The location Davidson cleared sits behind a parking lot, up the hill from the softball field, away from student and resident areas, but accessible for his equipment. The current composting area measures approximately 20 feet by 20 feet and is about 5 feet high.
This trial phase is small—just vegetable scraps and fruit peels in 32-gallon compostable liners, transferred to 65-gallon bins on the loading dock before Davidson’s crew hauls them to the pile.
“We don’t want it to get to an unmanageable level if we’re not ready to turn that,” Keehler says. The next phase will add starches like bread and pasta, gradually scaling up as they master each component.
Beyond Composting
The program aligns with the SCL’s commitment to the Laudato Si’ Action Platform, addressing Pope Francis’ call to care for “the cry of the earth and the cry of the poor.” The finished compost takes a minimum of three years to make, with careful management, and could eventually support local agriculture and food security initiatives.
“When food waste decomposes in landfills under anaerobic conditions, it generates methane, a greenhouse gas that is 80 times more powerful in its first 20 years than CO2 as a greenhouse gas, but it is shorter-lived in the atmosphere,” Keehler said, citing a 2012 report from the United Nations. In an aerobic compost pile, those same materials break down without releasing methane into the atmosphere, keeping nutrients “sequestered in the soil.”
Because methane is shorter-lived in the atmosphere than CO2, the climate benefits of composting appear more quickly than other carbon reduction strategies. “We’re kind of running out of time to make changes,” Keehler notes.

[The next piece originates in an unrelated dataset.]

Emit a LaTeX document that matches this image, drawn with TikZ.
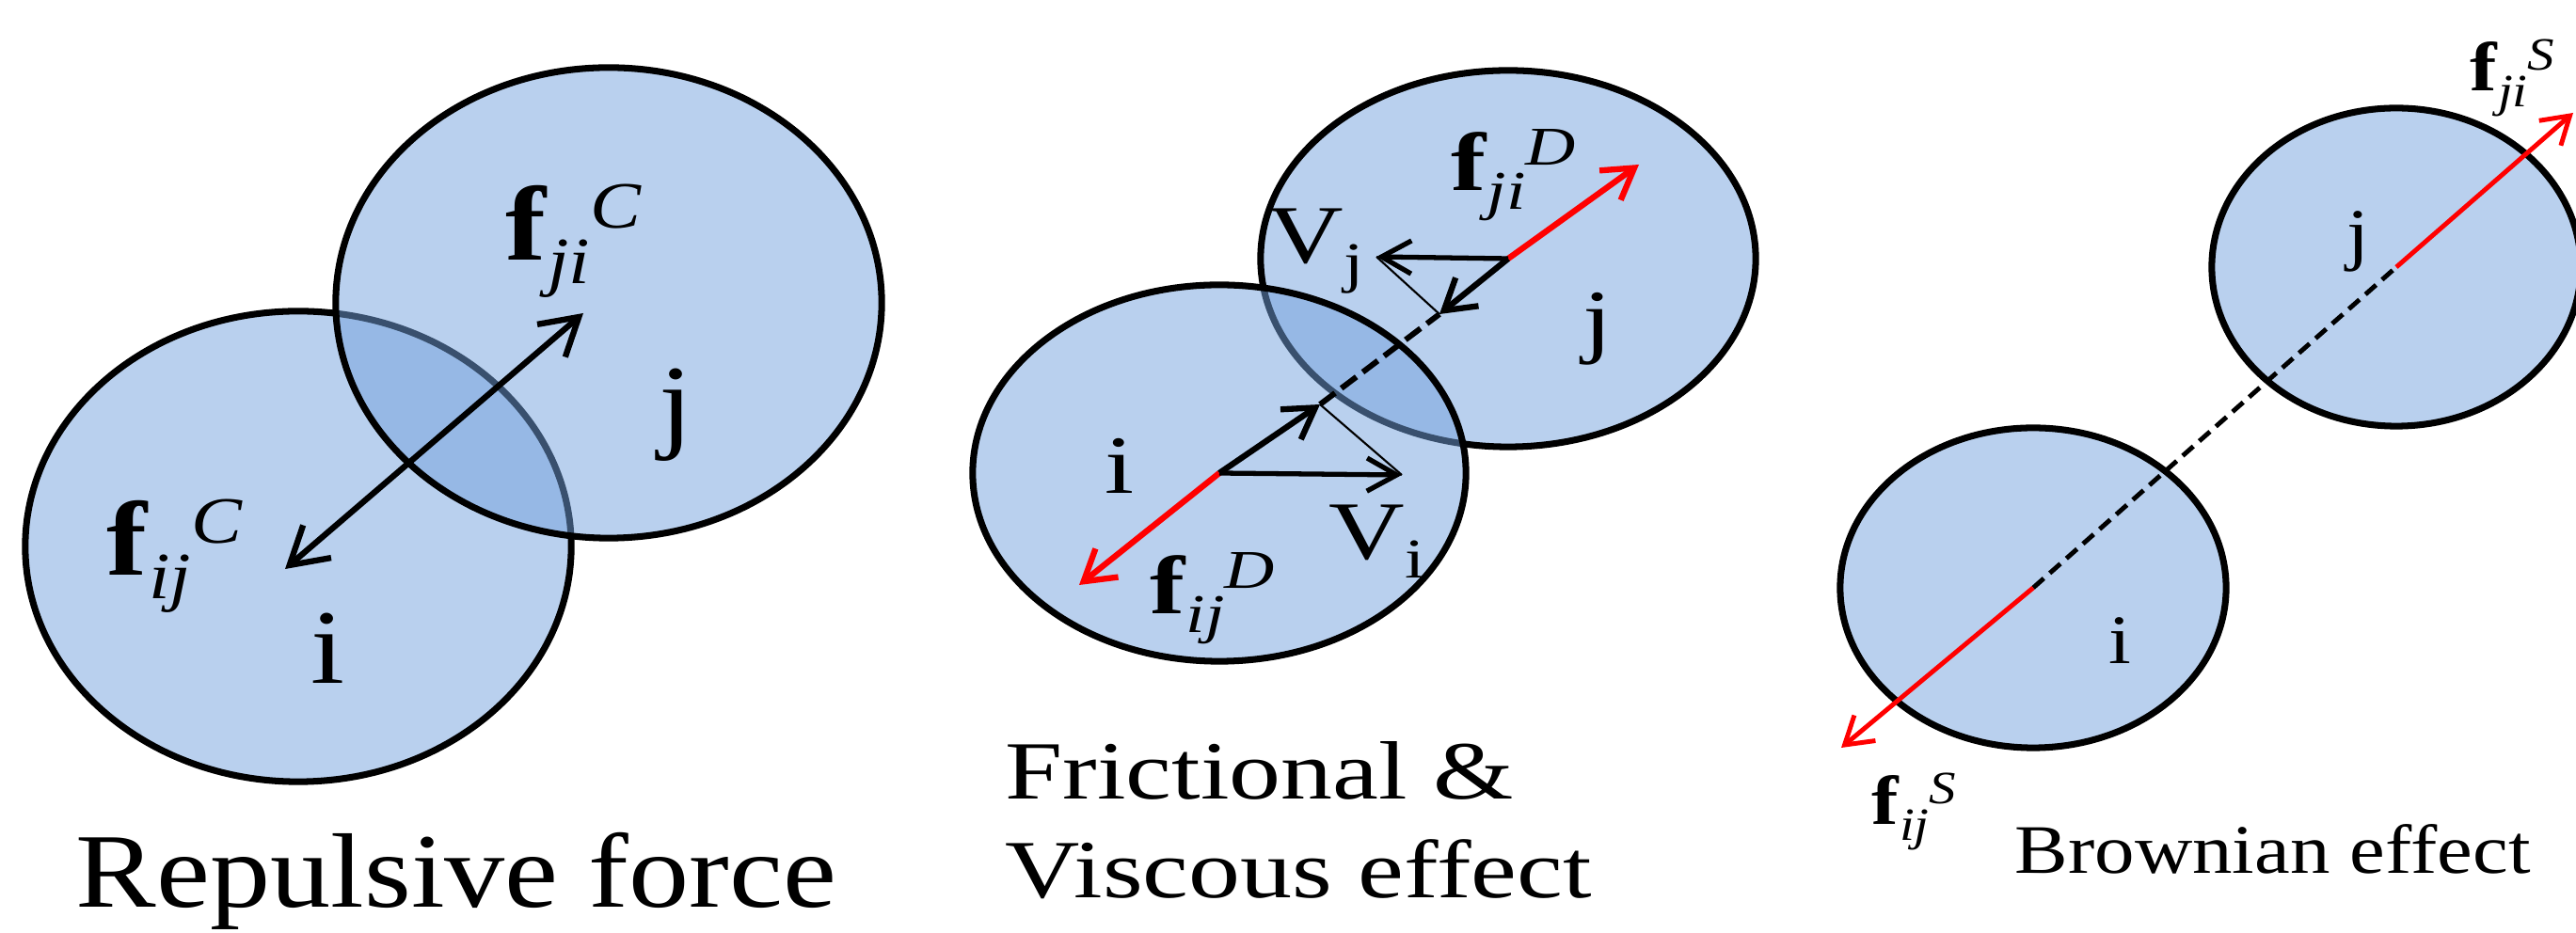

Davidson’s operation does more than just composting. The SCL Community recently invested in a wood planer for the grounds crew, which transforms trees that must be removed from the property into usable lumber. The lumber is planed, edge-sealed, and dried for future projects. The process generates substantial sawdust, which can be mixed into the compost. “We have resources that we think are trash that can be repurposed into good soil with good nutrients,” Keehler says.

Nothing Goes to Waste
The collaboration has the potential to transform waste management across the campus. Soto’s team now separates materials with composting in mind while continuing their precise tracking for cost control. Davidson provides equipment expertise and materials from his ongoing landscape maintenance.
“So we don’t waste anything,” Soto says with satisfaction. The program has created what she calls “big benefits for everybody”—cost savings for Morrison, environmental benefits for the SCL and USM communities, and potential resources for local agriculture.
Looking ahead, Keehler envisions expanding individual composting to serve the broader Leavenworth area. As he notes, “As far as I’m aware, there are no composting options in the Leavenworth community.” But the deliberate approach continues: “We are doing this slowly and intentionally incorporating all the stakeholders.”
In the cleared woodland space, the composting pilot program continues its slow progress from waste to resource. Meaningful change, however challenging to implement, is achievable through persistence and collaborative problem solving.
This article appeared in the Summer 2025 Edition of Voices of Charity.